Courtesy LOCUS Architecture

In almost every design-driven home, there’s often one element or detail that is so dramatic it helps define the project. It might be custom metal work or historically accurate shutters. For Minneapolis-based LOCUS Architecture, it just might be the siding—or more specifically, the siding and sheathing.

Unlike most builders and architects who use opaque materials such as vinyl and fiber cement for their exteriors, LOCUS often uses a polycarbonate product and salvaged billboards with graphics, which allow passersby to see through the siding and get a peek at the images underneath.

“Possibly the most interesting aspect of this siding application is that its opacity changes with the seasons and lighting conditions, thus revealing what’s underneath in varied ways,” says Paul V. Neseth, a principal at the firm.

The see-through siding and billboards beneath create an amazing façade, but there’s another benefit to using the two materials. Neseth says the idea was born out of a need for a better way to sheath and clad a residential structure. “We were researching materials and learned that the billboards provided a higher-quality material at a lower cost,” he says. “For each billboard you see along the road, there’s at least one or two in a warehouse that never sees the light of day.”

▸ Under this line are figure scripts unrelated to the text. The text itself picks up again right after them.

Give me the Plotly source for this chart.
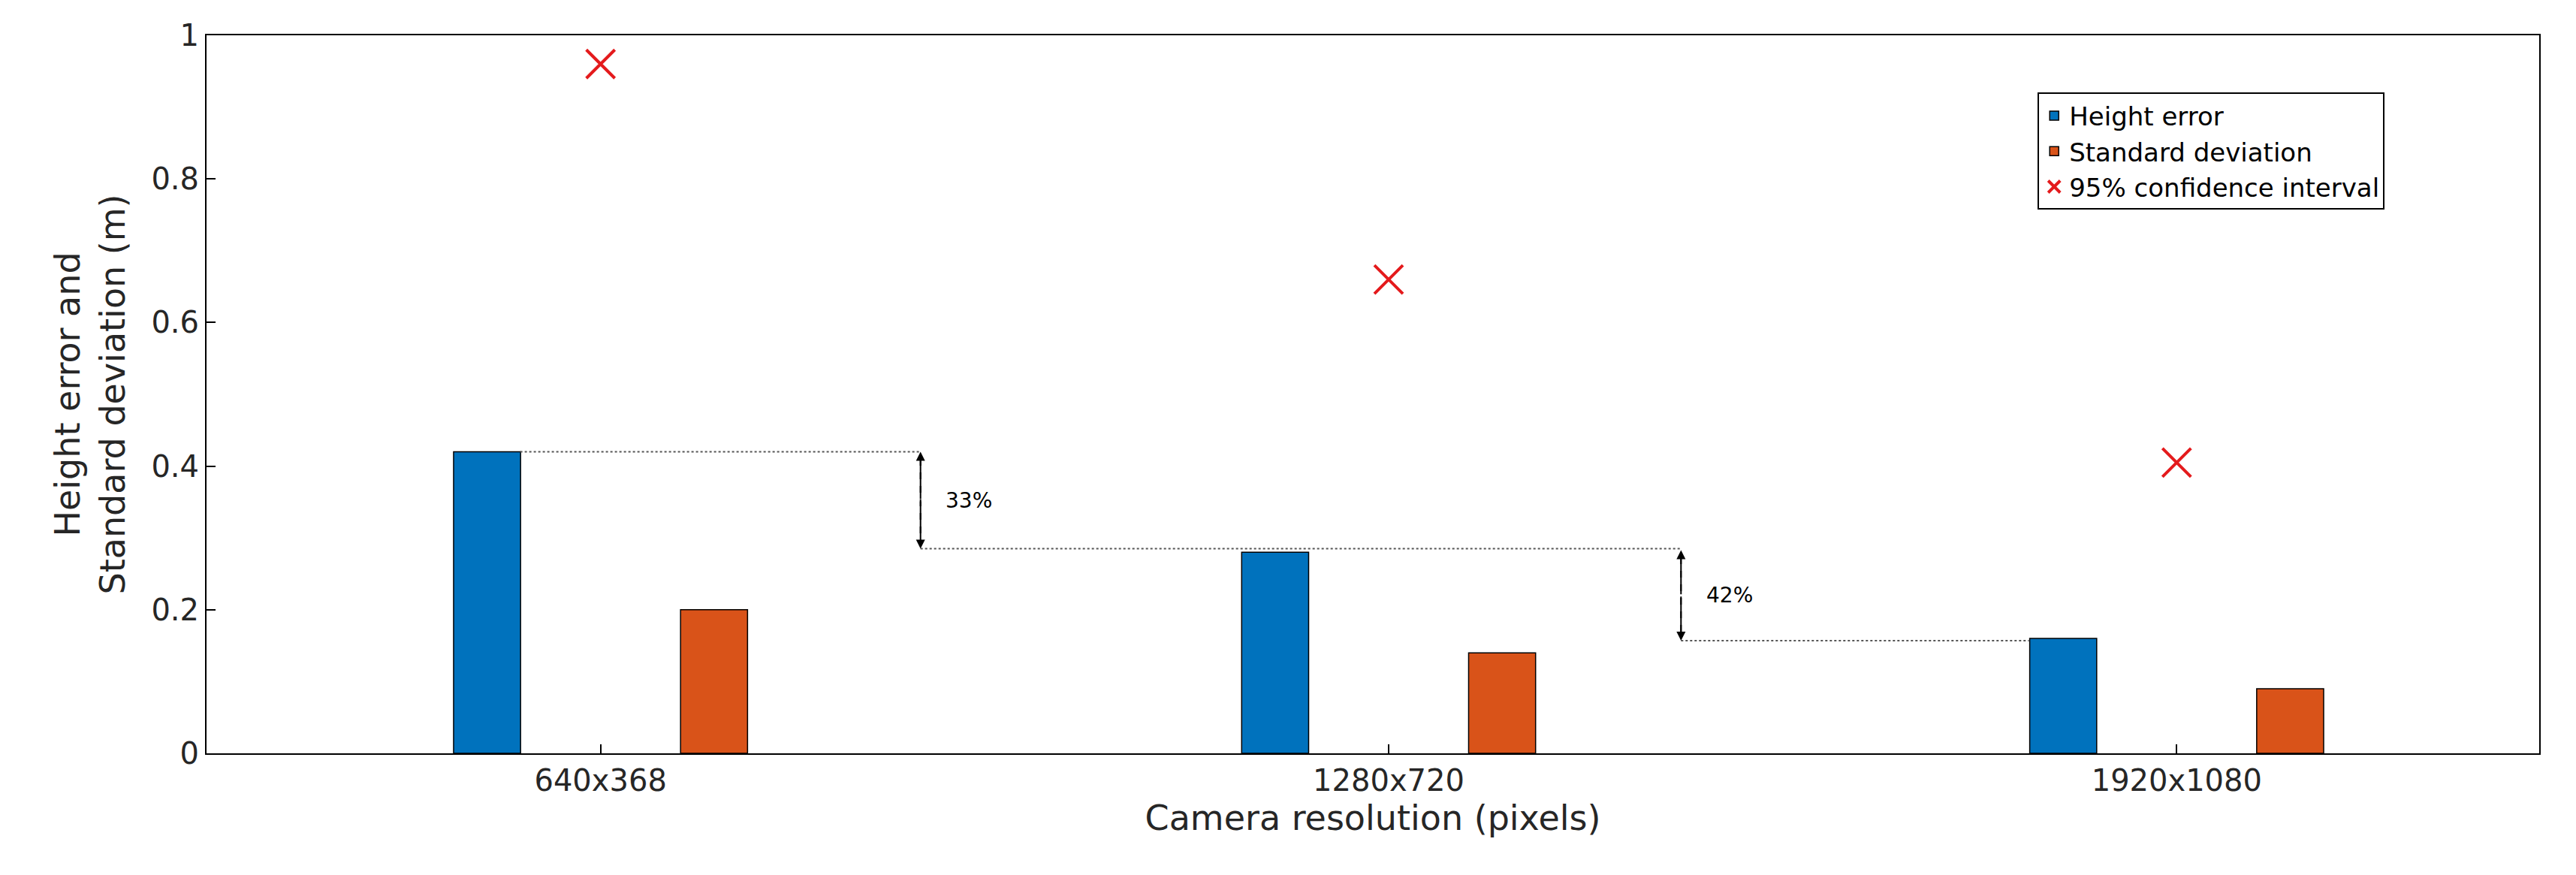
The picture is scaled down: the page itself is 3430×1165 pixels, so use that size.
import plotly.graph_objects as go

categories = ["640x368", "1280x720", "1920x1080"]
xpos = [1, 2, 3]
height_error = [0.42, 0.28, 0.16]
std_dev = [0.20, 0.14, 0.09]
ci95 = [0.96, 0.66, 0.405]
reductions = ["33%", "42%"]

fig = go.Figure()
fig.add_bar(x=xpos, y=height_error, name="Height error", width=0.085, offset=-0.1865,
            marker=dict(color="#0072BD", line=dict(color="black", width=1.5)))
fig.add_bar(x=xpos, y=std_dev, name="Standard deviation", width=0.085, offset=0.1015,
            marker=dict(color="#D95319", line=dict(color="black", width=1.5)))
fig.add_scatter(x=xpos, y=ci95, mode="markers", name="95% confidence interval",
                marker=dict(symbol="x-thin-open", size=38, color="#E41A1C",
                            line=dict(color="#E41A1C", width=4)))

# annotation guide lines
dot = dict(color="#555", width=2, dash="dot")
fig.add_shape(type="line", x0=0.898, x1=1.406, y0=height_error[0], y1=height_error[0], line=dot)
fig.add_shape(type="line", x0=1.406, x1=2.371, y0=0.285, y1=0.285, line=dot)
fig.add_shape(type="line", x0=2.371, x1=2.8125, y0=0.157, y1=0.157, line=dot)
arrows = [(1.406, height_error[0], 0.285, reductions[0]), (2.371, 0.283, 0.157, reductions[1])]
for xa, y0, y1, lab in arrows:
    fig.add_shape(type="line", x0=xa, x1=xa, y0=y0 - 0.01, y1=y1 + 0.01,
                  line=dict(color="black", width=2, dash="dash"))
    for ya, yb in [(y0, (y0 + y1) / 2), (y1, (y0 + y1) / 2)]:
        fig.add_annotation(x=xa, y=ya, ax=xa, ay=yb, axref="x", ayref="y", xref="x", yref="y",
                           showarrow=True, arrowhead=2, arrowsize=1.2, arrowwidth=2,
                           arrowcolor="black", text="")
    fig.add_annotation(x=xa + 0.03, y=(y0 + y1) / 2, text=lab, showarrow=False,
                       xanchor="left", font=dict(size=28, color="black"))

axis_common = dict(showline=True, linecolor="black", linewidth=2, mirror=True,
                   ticks="inside", ticklen=12, tickwidth=2, tickcolor="black",
                   showgrid=False, zeroline=False, tickfont=dict(size=40, color="#262626"))
fig.update_xaxes(range=[0.5, 3.46], tickvals=xpos, ticktext=categories,
                 title=dict(text="Camera resolution (pixels)", font=dict(size=46, color="#262626"), standoff=10),
                 **axis_common)
fig.update_yaxes(range=[0, 1], tickvals=[0, 0.2, 0.4, 0.6, 0.8, 1], ticktext=["0", "0.2", "0.4", "0.6", "0.8", "1"],
                 title=dict(text="Height error and<br>Standard deviation (m)", font=dict(size=46, color="#262626"), standoff=20),
                 **axis_common)
fig.update_layout(
    width=3430, height=1165, barmode="overlay",
    margin=dict(l=267, r=57, t=39, b=170),
    plot_bgcolor="white", paper_bgcolor="white",
    font=dict(family="DejaVu Sans", color="#262626"),
    legend=dict(x=0.785, y=0.92, xanchor="left", yanchor="top",
                bordercolor="black", borderwidth=2, bgcolor="white",
                font=dict(size=34, color="black"), tracegroupgap=0),
)
fig.write_html("out.html")
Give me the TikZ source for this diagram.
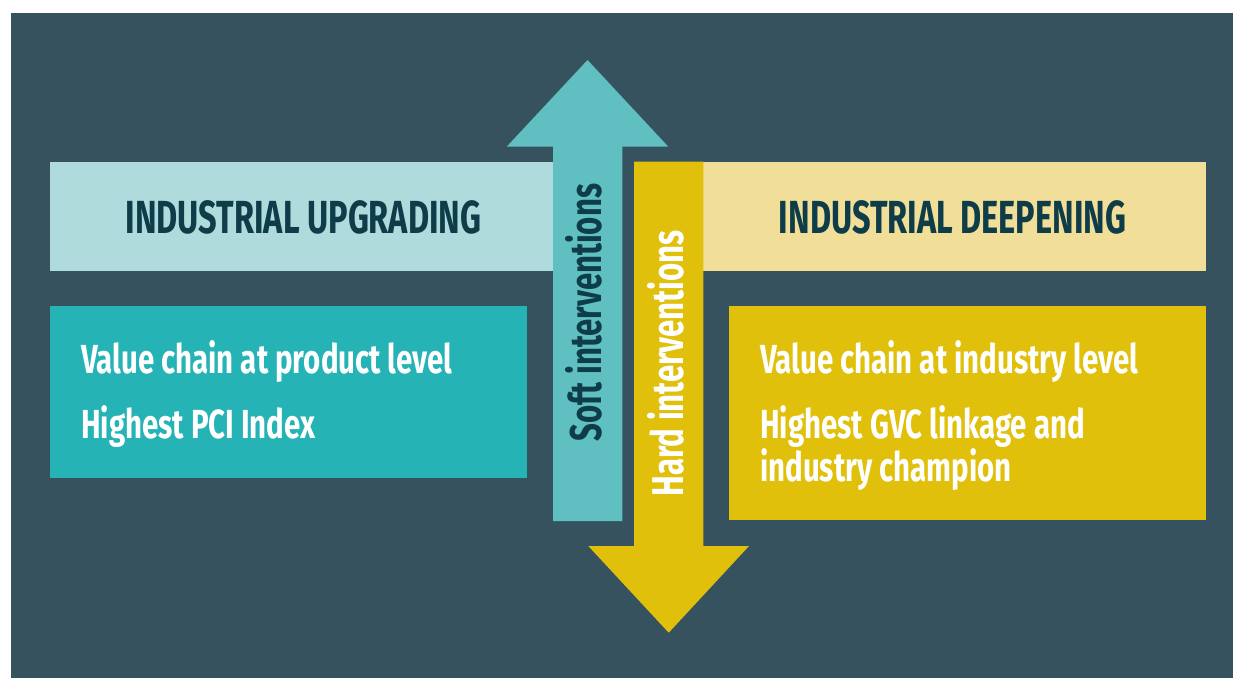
\documentclass[tikz,border=0pt]{standalone}
\usepackage{fontspec}
\setmainfont{Fira Sans}[FakeStretch=0.7]
\newfontfamily\bodyfont{Fira Sans}[FakeStretch=0.725]
\definecolor{bgc}{HTML}{36525F}
\definecolor{lteal}{HTML}{AFDBDC}
\definecolor{tealbox}{HTML}{25B3B6}
\definecolor{arrteal}{HTML}{5FBFC1}
\definecolor{ylw}{HTML}{E0C00A}
\definecolor{lylw}{HTML}{F1DE99}
\definecolor{darktext}{HTML}{0E3C48}
\begin{document}
\begin{tikzpicture}[x=1pt,y=1pt,
  bar/.style={anchor=south west, inner sep=0pt, outer sep=0pt, draw=none},
  headtxt/.style={font=\fontsize{46.4}{50}\selectfont\bfseries, text=darktext, anchor=base, inner sep=0pt},
  bodytxt/.style={font=\bodyfont\fontsize{40.6}{43.7}\selectfont\bfseries, text=white, anchor=base west, inner sep=0pt, align=left},
  vlab/.style={font=\fontsize{44.5}{50}\selectfont\bfseries, rotate=90, anchor=base, inner sep=0pt}]
\useasboundingbox (0,0) rectangle (1233,678);
\fill[bgc] (11,0) rectangle (1233,665);
% bars
\node[bar, fill=lteal, minimum width=510pt, minimum height=109pt] (upbar) at (50,407) {};
\node[bar, fill=lylw, minimum width=566pt, minimum height=109pt] (deepbar) at (640,407) {};
\node[bar, fill=tealbox, minimum width=477pt, minimum height=172pt] (upbox) at (50,200) {};
\node[bar, fill=ylw, minimum width=477pt, minimum height=214pt] (deepbox) at (729,158) {};
% arrows
\fill[arrteal] (553,157) -- (553,531.3) -- (506.7,531.3) -- (587.5,618) -- (668.3,531.3) -- (622.3,531.3) -- (622.3,157) -- cycle;
\fill[ylw] (634,516.3) -- (634,132) -- (588.3,132) -- (668.7,45.3) -- (749,132) -- (703.3,132) -- (703.3,516.3) -- cycle;
% texts
\node[headtxt] (uptitle) at (303.5,444.7) {INDUSTRIAL UPGRADING};
\node[headtxt] (deeptitle) at (952.5,444.7) {INDUSTRIAL DEEPENING};
\node[bodytxt] (up1) at (81,304.7) {Value chain at product level};
\node[bodytxt] (up2) at (81,240) {Highest PCI Index};
\node[bodytxt] (deep1) at (760,305) {Value chain at industry level};
\node[bodytxt] (deep2) at (760,196.3) {Highest GVC linkage and\\industry champion};
\node[vlab, text=darktext] (soft) at (601.7,365.5) {Soft interventions};
\node[vlab, text=white] (hard) at (683.3,314.7) {Hard interventions};
\end{tikzpicture}
\end{document}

Billboards—because they have to withstand the elements for long periods of time—are of higher quality than typical OSB, Neseth explains. “Since no other products existed for this type of application (drainage plane material behind translucent siding), we needed to be creative about what materials we use. Billboards are durable, UV-resistant, water-repellent, and have interesting graphics.”

Plus, they can be acquired for a lower cost. Early on, the firm would get a stack of billboards for a measly sum—like a case of beer. “Then there was a small payment,” the architect says. “Most recently, we’ve struck up a relationship with a smaller company that values the reuse of their products by us as well as reducing their need to discard them in a traditional way.”